▶ **AIM OF THE EXERCISE**:
Pull out exactly the lines from the line containing "Convert this chart" to the line containing "import * as", both lines included, with pictures removed from the copy.

▶ **MATERIALS PROVIDED**:
^^^^^^^^

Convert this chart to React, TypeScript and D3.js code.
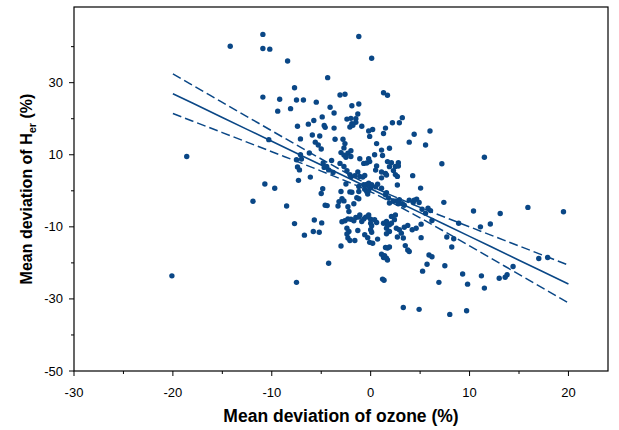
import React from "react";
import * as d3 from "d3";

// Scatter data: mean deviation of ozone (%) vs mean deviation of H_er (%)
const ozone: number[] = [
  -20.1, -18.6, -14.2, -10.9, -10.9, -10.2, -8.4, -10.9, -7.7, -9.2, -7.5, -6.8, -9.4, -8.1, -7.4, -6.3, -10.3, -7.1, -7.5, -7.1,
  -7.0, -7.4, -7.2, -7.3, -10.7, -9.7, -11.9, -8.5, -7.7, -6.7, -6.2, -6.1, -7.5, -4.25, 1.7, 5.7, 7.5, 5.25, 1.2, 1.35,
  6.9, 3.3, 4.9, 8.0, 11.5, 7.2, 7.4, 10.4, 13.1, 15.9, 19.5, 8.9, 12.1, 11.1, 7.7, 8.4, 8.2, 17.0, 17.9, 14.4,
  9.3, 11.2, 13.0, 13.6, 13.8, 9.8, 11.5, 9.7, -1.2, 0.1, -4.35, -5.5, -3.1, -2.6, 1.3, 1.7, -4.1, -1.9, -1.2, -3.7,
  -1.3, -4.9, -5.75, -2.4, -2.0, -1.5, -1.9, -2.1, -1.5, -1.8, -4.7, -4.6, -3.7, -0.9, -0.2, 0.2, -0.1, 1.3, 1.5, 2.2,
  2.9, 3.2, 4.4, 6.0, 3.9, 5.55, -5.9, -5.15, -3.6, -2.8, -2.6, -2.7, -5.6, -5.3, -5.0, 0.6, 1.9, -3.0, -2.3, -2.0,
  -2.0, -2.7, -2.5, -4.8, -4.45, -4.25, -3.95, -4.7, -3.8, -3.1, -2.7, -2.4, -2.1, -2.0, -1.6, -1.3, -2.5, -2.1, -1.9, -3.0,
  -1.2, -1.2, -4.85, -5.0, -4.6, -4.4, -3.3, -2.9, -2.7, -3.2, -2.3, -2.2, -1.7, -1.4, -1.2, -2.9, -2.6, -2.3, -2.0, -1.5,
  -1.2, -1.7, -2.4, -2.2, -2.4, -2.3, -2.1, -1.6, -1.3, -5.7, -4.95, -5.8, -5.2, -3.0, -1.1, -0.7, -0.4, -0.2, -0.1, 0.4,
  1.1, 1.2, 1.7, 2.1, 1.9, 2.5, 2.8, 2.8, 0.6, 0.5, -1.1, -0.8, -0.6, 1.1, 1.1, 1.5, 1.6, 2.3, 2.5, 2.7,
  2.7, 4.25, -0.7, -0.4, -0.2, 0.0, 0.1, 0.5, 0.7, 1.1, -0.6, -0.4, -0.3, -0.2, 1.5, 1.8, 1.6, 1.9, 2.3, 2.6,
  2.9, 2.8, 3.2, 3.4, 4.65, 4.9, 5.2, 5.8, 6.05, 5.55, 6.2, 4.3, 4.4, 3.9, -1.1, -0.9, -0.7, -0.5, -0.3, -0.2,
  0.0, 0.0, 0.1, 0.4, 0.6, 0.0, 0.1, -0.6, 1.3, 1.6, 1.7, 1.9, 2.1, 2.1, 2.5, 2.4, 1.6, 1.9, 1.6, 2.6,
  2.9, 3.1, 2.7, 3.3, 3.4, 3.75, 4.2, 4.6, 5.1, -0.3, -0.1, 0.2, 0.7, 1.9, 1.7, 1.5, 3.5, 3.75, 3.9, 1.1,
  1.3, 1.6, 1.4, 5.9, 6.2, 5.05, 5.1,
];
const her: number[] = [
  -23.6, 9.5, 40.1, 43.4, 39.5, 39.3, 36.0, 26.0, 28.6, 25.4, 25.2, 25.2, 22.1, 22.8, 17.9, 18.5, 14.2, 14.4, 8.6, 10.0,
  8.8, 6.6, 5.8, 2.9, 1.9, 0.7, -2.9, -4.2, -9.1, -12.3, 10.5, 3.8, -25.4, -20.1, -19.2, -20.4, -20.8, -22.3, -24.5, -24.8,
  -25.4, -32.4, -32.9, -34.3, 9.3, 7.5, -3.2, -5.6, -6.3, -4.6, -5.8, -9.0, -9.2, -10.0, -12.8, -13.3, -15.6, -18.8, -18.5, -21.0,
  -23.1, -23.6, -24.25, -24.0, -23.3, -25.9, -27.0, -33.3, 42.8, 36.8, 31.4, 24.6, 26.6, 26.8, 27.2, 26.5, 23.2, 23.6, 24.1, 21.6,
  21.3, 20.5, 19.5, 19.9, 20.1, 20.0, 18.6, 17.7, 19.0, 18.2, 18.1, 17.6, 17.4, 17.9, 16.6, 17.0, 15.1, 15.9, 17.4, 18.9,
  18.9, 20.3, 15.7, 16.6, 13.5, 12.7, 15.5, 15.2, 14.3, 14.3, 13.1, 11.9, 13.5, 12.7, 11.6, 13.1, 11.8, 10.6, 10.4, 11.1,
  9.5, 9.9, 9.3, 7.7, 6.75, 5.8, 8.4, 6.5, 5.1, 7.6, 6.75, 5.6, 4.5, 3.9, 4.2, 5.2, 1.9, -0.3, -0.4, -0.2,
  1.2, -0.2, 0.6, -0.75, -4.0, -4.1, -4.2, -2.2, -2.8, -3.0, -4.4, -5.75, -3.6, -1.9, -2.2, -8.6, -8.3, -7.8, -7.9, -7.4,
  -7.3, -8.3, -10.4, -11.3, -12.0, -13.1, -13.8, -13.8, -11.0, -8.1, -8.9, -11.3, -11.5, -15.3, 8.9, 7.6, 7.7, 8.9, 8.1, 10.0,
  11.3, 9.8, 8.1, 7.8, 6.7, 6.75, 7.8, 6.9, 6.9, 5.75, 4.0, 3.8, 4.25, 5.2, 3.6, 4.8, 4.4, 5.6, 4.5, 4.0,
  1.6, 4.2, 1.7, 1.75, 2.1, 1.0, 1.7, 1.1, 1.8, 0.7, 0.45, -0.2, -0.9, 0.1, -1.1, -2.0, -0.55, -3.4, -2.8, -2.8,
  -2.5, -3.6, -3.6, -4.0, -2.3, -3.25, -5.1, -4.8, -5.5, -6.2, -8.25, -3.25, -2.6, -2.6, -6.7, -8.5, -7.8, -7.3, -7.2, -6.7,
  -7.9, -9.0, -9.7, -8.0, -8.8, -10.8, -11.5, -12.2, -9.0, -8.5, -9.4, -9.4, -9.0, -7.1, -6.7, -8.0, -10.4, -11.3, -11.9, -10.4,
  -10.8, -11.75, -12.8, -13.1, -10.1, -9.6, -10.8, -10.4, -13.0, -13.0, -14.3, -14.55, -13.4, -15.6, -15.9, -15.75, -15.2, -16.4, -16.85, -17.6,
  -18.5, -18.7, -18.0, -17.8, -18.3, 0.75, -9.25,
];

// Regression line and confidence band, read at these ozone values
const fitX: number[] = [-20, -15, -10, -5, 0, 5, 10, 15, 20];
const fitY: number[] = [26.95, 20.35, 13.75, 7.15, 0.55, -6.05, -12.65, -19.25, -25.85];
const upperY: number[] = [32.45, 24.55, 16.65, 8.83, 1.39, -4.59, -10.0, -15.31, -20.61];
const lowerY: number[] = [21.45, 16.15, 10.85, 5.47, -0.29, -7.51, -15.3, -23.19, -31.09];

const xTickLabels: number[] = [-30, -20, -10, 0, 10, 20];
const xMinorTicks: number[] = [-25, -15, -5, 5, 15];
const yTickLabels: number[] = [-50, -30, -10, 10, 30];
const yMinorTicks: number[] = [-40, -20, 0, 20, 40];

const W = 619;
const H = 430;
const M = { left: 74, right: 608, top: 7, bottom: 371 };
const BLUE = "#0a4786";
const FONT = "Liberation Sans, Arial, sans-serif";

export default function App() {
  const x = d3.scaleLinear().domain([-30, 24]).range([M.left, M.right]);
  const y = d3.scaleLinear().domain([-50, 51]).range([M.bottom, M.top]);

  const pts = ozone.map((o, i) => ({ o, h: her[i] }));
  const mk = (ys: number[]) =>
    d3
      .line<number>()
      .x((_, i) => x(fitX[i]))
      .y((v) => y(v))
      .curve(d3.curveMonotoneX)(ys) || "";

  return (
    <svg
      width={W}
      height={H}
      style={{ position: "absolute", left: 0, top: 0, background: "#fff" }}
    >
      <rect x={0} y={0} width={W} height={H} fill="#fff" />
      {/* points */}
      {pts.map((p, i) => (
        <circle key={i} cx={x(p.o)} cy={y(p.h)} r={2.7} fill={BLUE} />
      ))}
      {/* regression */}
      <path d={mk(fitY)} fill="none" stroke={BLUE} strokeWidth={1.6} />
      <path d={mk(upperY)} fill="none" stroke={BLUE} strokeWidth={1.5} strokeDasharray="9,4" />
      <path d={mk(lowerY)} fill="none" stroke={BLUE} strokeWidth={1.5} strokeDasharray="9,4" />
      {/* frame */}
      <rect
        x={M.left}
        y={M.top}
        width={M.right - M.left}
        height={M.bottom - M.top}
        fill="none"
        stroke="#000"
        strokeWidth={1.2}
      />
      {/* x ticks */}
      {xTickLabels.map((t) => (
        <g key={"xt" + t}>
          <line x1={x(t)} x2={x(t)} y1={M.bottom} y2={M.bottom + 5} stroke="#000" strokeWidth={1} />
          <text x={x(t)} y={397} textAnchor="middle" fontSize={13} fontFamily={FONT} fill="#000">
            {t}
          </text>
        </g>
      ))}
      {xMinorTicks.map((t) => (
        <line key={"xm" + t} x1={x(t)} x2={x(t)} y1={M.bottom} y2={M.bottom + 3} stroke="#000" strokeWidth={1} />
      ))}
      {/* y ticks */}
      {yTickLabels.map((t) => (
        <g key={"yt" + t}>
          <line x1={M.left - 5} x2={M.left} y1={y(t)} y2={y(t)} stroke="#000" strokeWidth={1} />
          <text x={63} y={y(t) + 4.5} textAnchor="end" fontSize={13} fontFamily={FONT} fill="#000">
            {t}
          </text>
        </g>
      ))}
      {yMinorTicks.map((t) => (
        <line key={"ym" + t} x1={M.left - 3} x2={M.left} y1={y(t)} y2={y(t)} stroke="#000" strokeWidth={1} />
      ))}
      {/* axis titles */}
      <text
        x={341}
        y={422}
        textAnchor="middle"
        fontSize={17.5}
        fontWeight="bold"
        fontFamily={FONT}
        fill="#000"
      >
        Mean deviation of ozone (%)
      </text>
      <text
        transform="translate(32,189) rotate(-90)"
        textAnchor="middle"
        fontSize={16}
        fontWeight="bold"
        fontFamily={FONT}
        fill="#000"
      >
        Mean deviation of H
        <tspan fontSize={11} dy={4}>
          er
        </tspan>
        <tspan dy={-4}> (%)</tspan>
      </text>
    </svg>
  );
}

^^^^^^^^

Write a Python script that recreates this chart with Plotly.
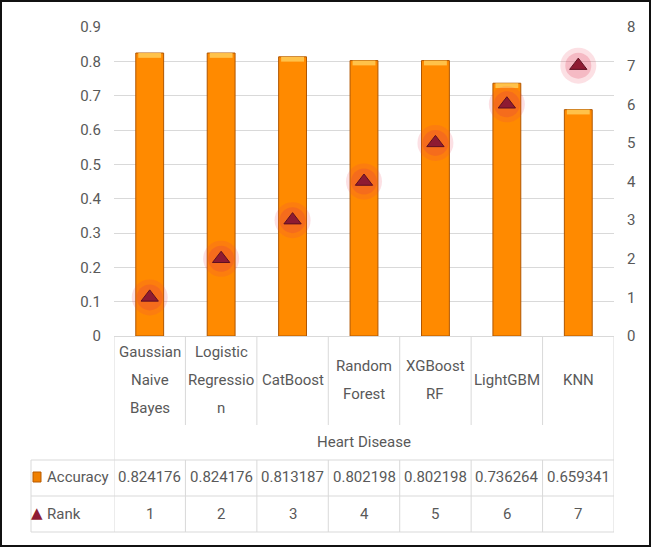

^^^^^^^^

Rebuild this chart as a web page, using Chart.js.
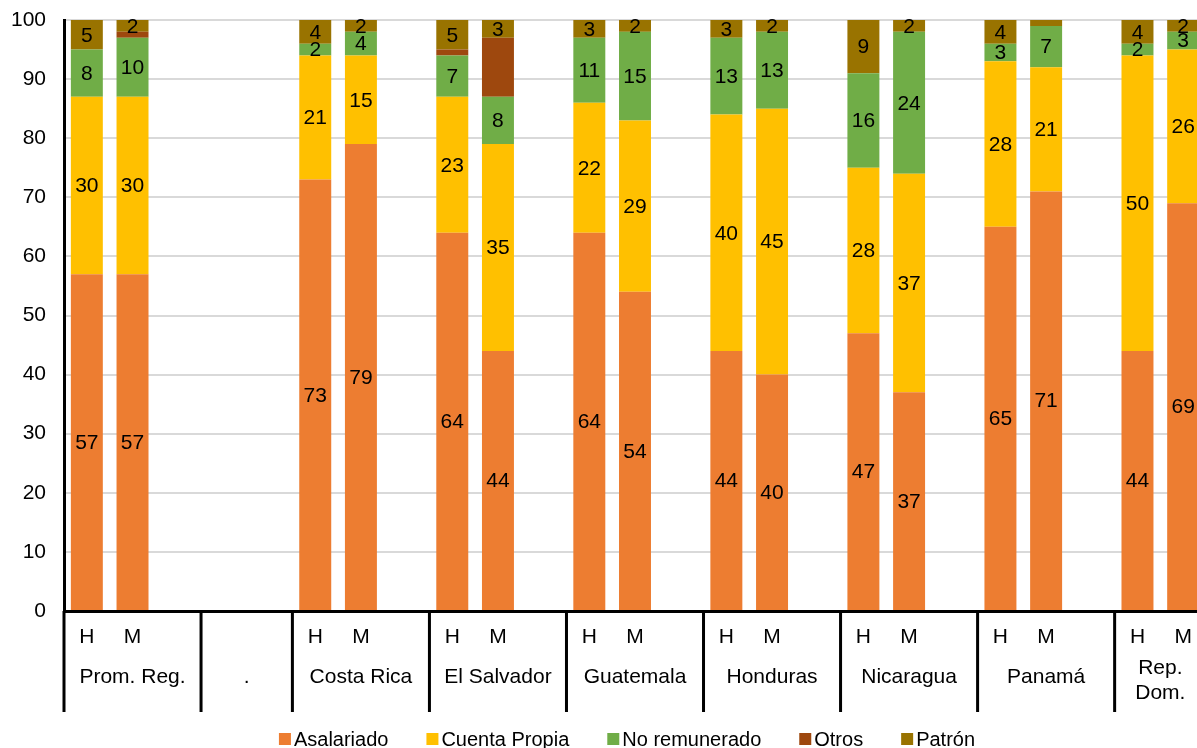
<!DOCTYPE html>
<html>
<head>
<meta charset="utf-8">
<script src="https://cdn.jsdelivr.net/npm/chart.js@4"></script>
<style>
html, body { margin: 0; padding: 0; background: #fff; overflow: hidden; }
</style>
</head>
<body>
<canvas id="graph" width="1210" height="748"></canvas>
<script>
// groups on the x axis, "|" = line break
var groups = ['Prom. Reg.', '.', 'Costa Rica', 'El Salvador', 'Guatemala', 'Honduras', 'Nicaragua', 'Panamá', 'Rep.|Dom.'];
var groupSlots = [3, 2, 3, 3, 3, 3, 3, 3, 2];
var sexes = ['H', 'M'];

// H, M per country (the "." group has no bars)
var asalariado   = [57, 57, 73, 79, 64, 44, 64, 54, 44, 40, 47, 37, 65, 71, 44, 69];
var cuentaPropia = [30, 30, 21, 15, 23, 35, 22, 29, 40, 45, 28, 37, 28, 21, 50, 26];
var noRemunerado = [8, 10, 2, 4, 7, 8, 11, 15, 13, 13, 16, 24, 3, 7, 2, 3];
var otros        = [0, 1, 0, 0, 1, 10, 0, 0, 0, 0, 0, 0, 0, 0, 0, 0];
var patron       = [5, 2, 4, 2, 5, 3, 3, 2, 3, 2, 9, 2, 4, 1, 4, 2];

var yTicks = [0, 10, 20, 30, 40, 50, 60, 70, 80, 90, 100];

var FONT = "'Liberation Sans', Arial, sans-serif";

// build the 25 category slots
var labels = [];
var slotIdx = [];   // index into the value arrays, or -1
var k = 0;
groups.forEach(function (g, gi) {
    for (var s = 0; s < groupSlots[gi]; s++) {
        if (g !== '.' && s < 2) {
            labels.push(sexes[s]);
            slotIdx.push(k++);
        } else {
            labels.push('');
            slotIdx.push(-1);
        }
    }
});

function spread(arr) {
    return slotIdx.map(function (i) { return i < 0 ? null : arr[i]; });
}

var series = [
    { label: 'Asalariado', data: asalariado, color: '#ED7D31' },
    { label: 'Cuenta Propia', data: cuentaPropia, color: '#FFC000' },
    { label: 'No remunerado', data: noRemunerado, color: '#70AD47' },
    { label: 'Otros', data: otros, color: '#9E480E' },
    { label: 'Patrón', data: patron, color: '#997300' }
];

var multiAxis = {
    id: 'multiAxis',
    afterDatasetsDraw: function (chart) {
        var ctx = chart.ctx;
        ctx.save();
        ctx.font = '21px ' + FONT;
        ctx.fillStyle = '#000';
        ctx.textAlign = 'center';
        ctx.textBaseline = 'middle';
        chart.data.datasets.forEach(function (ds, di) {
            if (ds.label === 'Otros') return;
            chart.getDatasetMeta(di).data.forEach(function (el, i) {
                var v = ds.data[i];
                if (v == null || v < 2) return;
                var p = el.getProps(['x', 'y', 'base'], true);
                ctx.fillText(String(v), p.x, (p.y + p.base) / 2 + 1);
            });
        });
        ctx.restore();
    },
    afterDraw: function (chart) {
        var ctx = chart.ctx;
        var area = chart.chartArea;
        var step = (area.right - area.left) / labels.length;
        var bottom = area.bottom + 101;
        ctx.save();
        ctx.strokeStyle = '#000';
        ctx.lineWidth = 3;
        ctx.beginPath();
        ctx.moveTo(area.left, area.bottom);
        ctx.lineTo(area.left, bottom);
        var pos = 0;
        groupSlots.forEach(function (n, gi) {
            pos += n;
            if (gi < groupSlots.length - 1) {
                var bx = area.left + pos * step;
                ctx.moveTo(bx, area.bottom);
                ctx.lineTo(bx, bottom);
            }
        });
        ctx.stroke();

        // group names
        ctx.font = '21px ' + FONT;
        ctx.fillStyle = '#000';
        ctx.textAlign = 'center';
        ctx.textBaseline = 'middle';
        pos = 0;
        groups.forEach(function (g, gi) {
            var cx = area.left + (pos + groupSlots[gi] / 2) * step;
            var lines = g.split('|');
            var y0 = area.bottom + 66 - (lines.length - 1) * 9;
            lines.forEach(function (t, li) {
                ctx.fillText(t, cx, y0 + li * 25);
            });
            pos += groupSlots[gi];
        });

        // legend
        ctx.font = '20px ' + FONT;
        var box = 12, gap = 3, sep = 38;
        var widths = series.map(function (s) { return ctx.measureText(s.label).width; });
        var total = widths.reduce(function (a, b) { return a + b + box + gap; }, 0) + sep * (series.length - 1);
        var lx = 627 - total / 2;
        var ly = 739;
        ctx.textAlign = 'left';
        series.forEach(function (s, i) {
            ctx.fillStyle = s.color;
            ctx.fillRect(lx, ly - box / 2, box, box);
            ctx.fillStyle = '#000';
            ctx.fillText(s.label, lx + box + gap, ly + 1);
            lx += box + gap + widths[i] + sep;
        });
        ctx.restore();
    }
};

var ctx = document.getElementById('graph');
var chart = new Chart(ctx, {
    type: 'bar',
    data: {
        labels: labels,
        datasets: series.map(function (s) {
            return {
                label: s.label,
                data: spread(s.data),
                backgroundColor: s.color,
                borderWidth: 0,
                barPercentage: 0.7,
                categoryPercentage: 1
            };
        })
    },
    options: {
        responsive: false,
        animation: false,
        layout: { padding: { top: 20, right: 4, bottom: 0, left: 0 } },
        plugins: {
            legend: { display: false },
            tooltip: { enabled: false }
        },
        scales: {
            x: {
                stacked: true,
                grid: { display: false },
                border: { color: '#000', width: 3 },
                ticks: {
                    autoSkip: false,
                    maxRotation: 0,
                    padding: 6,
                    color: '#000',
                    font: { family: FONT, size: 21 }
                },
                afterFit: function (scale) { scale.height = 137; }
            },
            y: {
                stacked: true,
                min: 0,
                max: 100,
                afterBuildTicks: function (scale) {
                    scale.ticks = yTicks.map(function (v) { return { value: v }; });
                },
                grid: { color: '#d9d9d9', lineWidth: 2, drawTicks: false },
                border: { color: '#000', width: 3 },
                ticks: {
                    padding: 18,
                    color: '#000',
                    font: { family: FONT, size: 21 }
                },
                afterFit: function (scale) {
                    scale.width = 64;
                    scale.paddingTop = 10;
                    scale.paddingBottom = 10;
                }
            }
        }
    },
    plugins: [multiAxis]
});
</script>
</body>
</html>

^^^^^^^^

▶ **ANSWER TO THIS PROBLEM**:
Convert this chart to React, TypeScript and D3.js code.
import React from "react";
import * as d3 from "d3";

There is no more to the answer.